Award-winning author Jon Agee's latest picture book, Little Santa, tells us how Santa Claus came to be. His picture books include It's Only Stanley, a Boston Globe-Horn Book Honor winner and longlisted picture book for the UKLA Book Award 2022.
Jon Agee went to college at The Cooper Union School of Art in New York City, where he studied painting and film-making. Now a full-time author, he lives in San Francisco with his wife, Audrey.
Little Santa (Scallywag Press)
Little Santa, the picture book by bestselling author and illustrator Jon Agee (Scallywag Press), takes us to the frozen north to look at how Santa Claus came to be. This warm and funny story is perfect for sharing with young children this Christmas time. We asked Jon Agee to tell us more in this video, with a reading from Little Santa, and in our Q&A to follow.
Download an extract from Little Santa
Q&A with Jon Agee
1. Can you tell us a little about your life as an author / illustrator - what have been your career highlights to date?
I've been writing and illustrating books for children for over 40 years. My first popular book, from 1988, was The Incredible Painting of Felix Clousseau. (Scallywag Press published the new edition of Felix earlier this year). One of the highlights of what I do is getting to know some of the great people in the publishing world. The other is visiting my readers - kids! - in schools across the United States and in other countries.
2. What is your new picture book, Little Santa, about?
It's the story of Santa's early childhood and the thrilling series of events that led him to become the legendary fellow he is today.
3. Why did you want to create a picture book about Christmas; is it a favourite time of year for you?
It's not uncommon for writer/illustrators to take a classic children's story - Red Riding Hood, The Three Little Pigs - and retell it in a way that is original and innovative. Sometimes this is done as parody or satire, or simply with new, innovative illustrations. With Little Santa, I imagined a part of an old, well-loved story - particularly Santa's childhood - that, as far I knew, hadn't been told before.

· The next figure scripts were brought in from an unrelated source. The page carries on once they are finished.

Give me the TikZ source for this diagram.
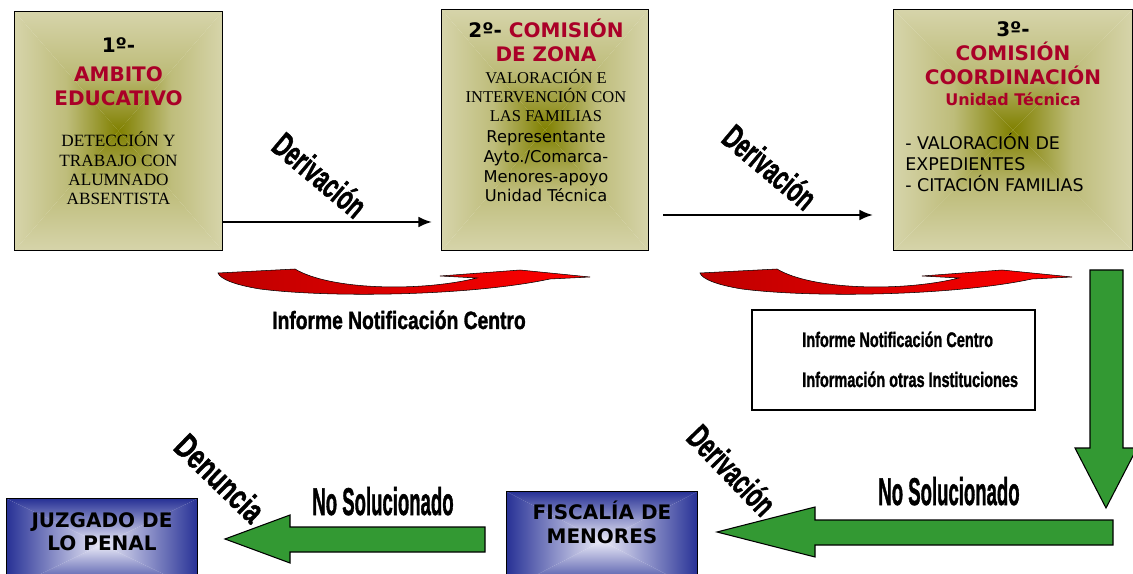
\documentclass[tikz,border=0pt]{standalone}
\usepackage{fontspec}
\setmainfont{Liberation Serif}
\newfontfamily\verdana{DejaVu Sans}
\newfontfamily\arialn{Liberation Sans}[BoldFeatures={FakeBold=1.6}]
\usepackage{graphicx}
\usepackage{tikz}
\usetikzlibrary{arrows.meta}

\definecolor{titred}{RGB}{170,0,40}
\definecolor{olv}{RGB}{128,128,0}
\definecolor{bge}{RGB}{214,212,170}
\definecolor{bxblue}{RGB}{40,50,150}
\definecolor{bxlight}{RGB}{235,235,248}
\definecolor{arrgreen}{RGB}{51,153,51}
\definecolor{darkred}{RGB}{190,0,0}

% rectangle gradient: four triangles from the edges to the centre of a node
\newcommand{\rectgrad}[4]{%
  \shade[top color=#2, bottom color=#4, middle color=#3] (#1.north west) -- (#1.north east) -- (#1.center) -- cycle;
  \shade[top color=#4, bottom color=#2, middle color=#3] (#1.south west) -- (#1.south east) -- (#1.center) -- cycle;
  \shade[left color=#2, right color=#4, middle color=#3] (#1.north west) -- (#1.south west) -- (#1.center) -- cycle;
  \shade[left color=#4, right color=#2, middle color=#3] (#1.north east) -- (#1.south east) -- (#1.center) -- cycle;
  \draw[line width=1.1pt] (#1.south west) rectangle (#1.north east);}

\newcommand{\narrowtxt}[2]{\scalebox{#1}[1]{#2}}

\begin{document}
\begin{tikzpicture}[x=0.75pt,y=0.75pt,yscale=-1,
  panel/.style={inner sep=0pt},
  head/.style={font=\verdana\bfseries\fontsize{15}{18}\selectfont, align=center, anchor=base, inner sep=0pt},
  flow/.style={line width=1.1pt, -{Latex[length=10pt,width=8pt]}},
  swoosh/.style={draw=black, line width=0.4pt, left color=darkred, right color=red},
  block/.style={draw=black, line width=0.8pt, fill=arrgreen},
  wordart/.style={font=\arialn\bfseries\fontsize{26}{30}\selectfont, inner sep=0pt}]
\useasboundingbox (0,0) rectangle (1133,574);

%Shape: Rectangle [stage 1]
\node[panel, minimum width=155.25pt, minimum height=178.5pt] (amb) at (118.5,131) {};
\rectgrad{amb}{bge}{bge!72!olv}{olv}
%Shape: Rectangle [stage 2]
\node[panel, minimum width=154.5pt, minimum height=180pt] (zona) at (545,130) {};
\rectgrad{zona}{bge}{bge!72!olv}{olv}
%Shape: Rectangle [stage 3]
\node[panel, minimum width=178.5pt, minimum height=180pt] (coord) at (1013,130) {};
\rectgrad{coord}{bge}{bge!72!olv}{olv}
%Shape: Rectangle [juzgado]
\node[panel, minimum width=142.5pt, minimum height=68.25pt] (juz) at (102,544.5) {};
\rectgrad{juz}{bxblue}{bxblue!50!bxlight}{bxlight}
%Shape: Rectangle [fiscalia]
\node[panel, minimum width=142.5pt, minimum height=73.5pt] (fis) at (602,541) {};
\rectgrad{fis}{bxblue}{bxblue!50!bxlight}{bxlight}
%Shape: Rectangle [informes]
\node[draw, line width=1pt, minimum width=212.25pt, minimum height=75pt] (info) at (893.5,360) {};

% Text Node (anchored on the last line)
\node[head] (amb-h) at (118.5,106) {1º-\\[3.75pt]\textcolor{titred}{AMBITO}\\\textcolor{titred}{EDUCATIVO}};
% Text Node
\node[anchor=base, align=center, inner sep=0pt, font=\fontsize{12.9}{14.6}\selectfont] (amb-d) at (118.5,205) {DETECCIÓN Y\\TRABAJO CON\\ALUMNADO\\ABSENTISTA};
% Text Node
\node[head] (zona-h) at (546,62) {2º- \textcolor{titred}{COMISIÓN}\\\textcolor{titred}{DE ZONA}};
% Text Node
\node[anchor=base, align=center, inner sep=0pt, font=\fontsize{12.4}{14.6}\selectfont] (zona-s) at (546,122) {VALORACIÓN E\\INTERVENCIÓN CON\\LAS FAMILIAS};
% Text Node
\node[anchor=base, align=center, inner sep=0pt, font=\verdana\fontsize{12.2}{14.8}\selectfont] (zona-r) at (546,202) {Representante\\Ayto./Comarca-\\Menores-apoyo\\Unidad Técnica};
% Text Node
\node[head] (coord-h) at (1013,85) {3º-\\\textcolor{titred}{COMISIÓN}\\\textcolor{titred}{COORDINACIÓN}};
% Text Node
\node[anchor=base, inner sep=0pt, text=titred, font=\verdana\bfseries\fontsize{12}{14}\selectfont] (coord-u) at (1013,106) {Unidad Técnica};
% Text Node
\node[anchor=base west, align=left, inner sep=0pt, font=\verdana\fontsize{13.1}{15.75}\selectfont] (coord-l) at (905,192) {- VALORACIÓN DE\\EXPEDIENTES\\- CITACIÓN FAMILIAS};
% Text Node
\node[head, font=\verdana\bfseries\fontsize{15}{17.25}\selectfont] (juz-t) at (102,550) {JUZGADO DE\\LO PENAL};
% Text Node
\node[head] (fis-t) at (602,543) {FISCALÍA DE\\MENORES};

%Straight Lines [derivacion 1]
\coordinate (d1) at (222,222);
\draw[flow] (amb.east |- d1) -- ([xshift=-7.5pt]zona.west |- d1);
%Straight Lines [derivacion 2]
\coordinate (d2) at (663,215);
\draw[flow] (d2) -- ([xshift=-15.75pt]coord.west |- d2);

%Shape: Curved Arrow [informe 1]
\draw[swoosh] (218,273) -- (295,269) .. controls (330,290) and (420,292) .. (477,278) -- (440,276) -- (520,270) -- (590,277) -- (550,279) .. controls (470,296) and (330,298) .. (260,289) .. controls (235,285) and (220,279) .. (218,273) -- cycle;
%Shape: Curved Arrow [informe 2]
\draw[swoosh] (700,273) -- (777,269) .. controls (812,290) and (902,292) .. (959,278) -- (922,276) -- (1002,270) -- (1072,277) -- (1032,279) .. controls (952,296) and (812,298) .. (742,289) .. controls (717,285) and (702,279) .. (700,273) -- cycle;

%Shape: Down Arrow
\draw[block] (1090,270) -- (1123,270) -- (1123,448) -- (1137,448) -- (1106,508) -- (1075,448) -- (1090,448) -- cycle;
%Shape: Left Arrow [to fiscalia]
\draw[block] (1113,520) -- (815,520) -- (815,507) -- (717,532) -- (815,557) -- (815,545) -- (1113,545) -- cycle;
%Shape: Left Arrow [to juzgado]
\draw[block] (485,527) -- (290,527) -- (290,515) -- (225,539) -- (290,563) -- (290,552) -- (485,552) -- cycle;

% Text Node
\node[wordart, rotate=-40] (der1) at (320,175) {\narrowtxt{0.62}{Derivación}};
% Text Node
\node[wordart, rotate=-40] (der2) at (770,167) {\narrowtxt{0.62}{Derivación}};
% Text Node
\node[wordart, rotate=-46] (der3) at (732,470) {\narrowtxt{0.62}{Derivación}};
% Text Node
\node[wordart, rotate=-44] (den) at (220,478) {\narrowtxt{0.7}{Denuncia}};
% Text Node
\node[anchor=base, inner sep=0pt, font=\arialn\bfseries\fontsize{18.75}{22}\selectfont] (inf) at (399,329) {\narrowtxt{0.77}{Informe Notificación Centro}};
% Text Node
\node[anchor=base west, align=left, inner sep=0pt, font=\arialn\bfseries\fontsize{15.75}{30}\selectfont] (info-t) at (802,387) {\narrowtxt{0.69}{Informe Notificación Centro}\\\narrowtxt{0.69}{Información otras Instituciones}};
% Text Node
\node[anchor=base, inner sep=0pt, font=\arialn\bfseries\fontsize{29}{34}\selectfont] (nosol1) at (383,515) {\narrowtxt{0.48}{No Solucionado}};
% Text Node
\node[anchor=base, inner sep=0pt, font=\arialn\bfseries\fontsize{29}{34}\selectfont] (nosol2) at (949,505) {\narrowtxt{0.48}{No Solucionado}};

\end{tikzpicture}
\end{document}
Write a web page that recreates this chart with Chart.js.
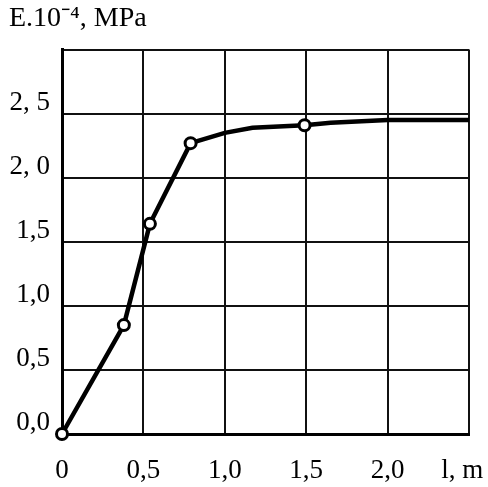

4. What was your starting point for your Santa's origins? What are the advantages in working with a story that is so well known to your readers?
I wondered what it would be like to live in the North Pole. It seemed very lonely, like being in lockdown with no internet connection, and surrounded by hundreds of miles of snow. I drew a picture of a gloomy family - the Clauses - huddled around the fireplace in their rustic cabin. In the foreground was their youngest child, wearing a bright red onesie, looking out the window with a sweet smile on his face. The contrast of moods was the spark for the story.
5. What gave you the idea to place him in a family that was so different from him?
Conflict makes for good stories. I made the Claus family large - they have seven children - to enhance their bleak appearance. They all wear drab clothing: muted greens and browns. The children have relatively common names: Willie, Millie, Joey, Zoe, Larry and Mary. Santa has an unusual name and wears a bright red jumpsuit. So it's clear he's a misfit.
6. How did you decide what he would look like as a child? Do you do a lot of doodling before deciding on your characters' final look?
Doodling was definitely done. In the end, Santa's outfit became part of the contrast with his family. While they all wear heavy parkas, ear muffs, scarves and winter hats, Santa appears in a simple, stylish, thermal jumpsuit. Coloured red, of course!
7. We love the humorous touches and clues in the illustrations; do you have a favourite moment?
Much of the fun - unique to picture books - is finding things in the illustrations that are only hinted at or not mentioned in the text. Page turns only add to the fun. In Little Santa, our hero approaches what looks like a tree branch sticking out of the snow. Turning the page, we discover the branch is not a branch at all, but the antler of a large reindeer.
8. How do you create your illustrations?
Little Santa was painted in opaque water color, or gouache.
9. Which spread are you happiest with?
There's a page near the beginning, that always makes me chuckle. The Clauses announce that they have decided to move to Florida. Santa, a true-blue North Poler, appeals to them to stay: "Won't you miss all the pine trees, and the icicles, and the miles and miles of snow?" Their response is short and sweet: "No, Santa, we won't."
10. Where and when do you write and illustrate your stories?
I work in a small, cluttered room, which has a nice view of a nearby park, which I hide with thick curtains most of the time, in order to cut down the glare on my computer screen. My little dog is often sleeping in a chair just beside me. I take a break to walk her, or to play tennis down the street with my long-time partner Rong, a 76-year old retired architect from China. He doesn't speak English and I don't speak Chinese, so we communicate with text messages via Google translate.
11. What would you like (grown up) Santa to bring you this Christmas?
If Santa had time in his busy schedule, I would like to find out how he feels about my book, whether it's entirely accurate, whether there's anything I left out, whether I captured the remoteness of the North Pole, or his surprise at meeting a flying reindeer. I'd also like to know whether he visits his parents and siblings in Florida, in-person, or whether he prefers to use Zoom or Facetime.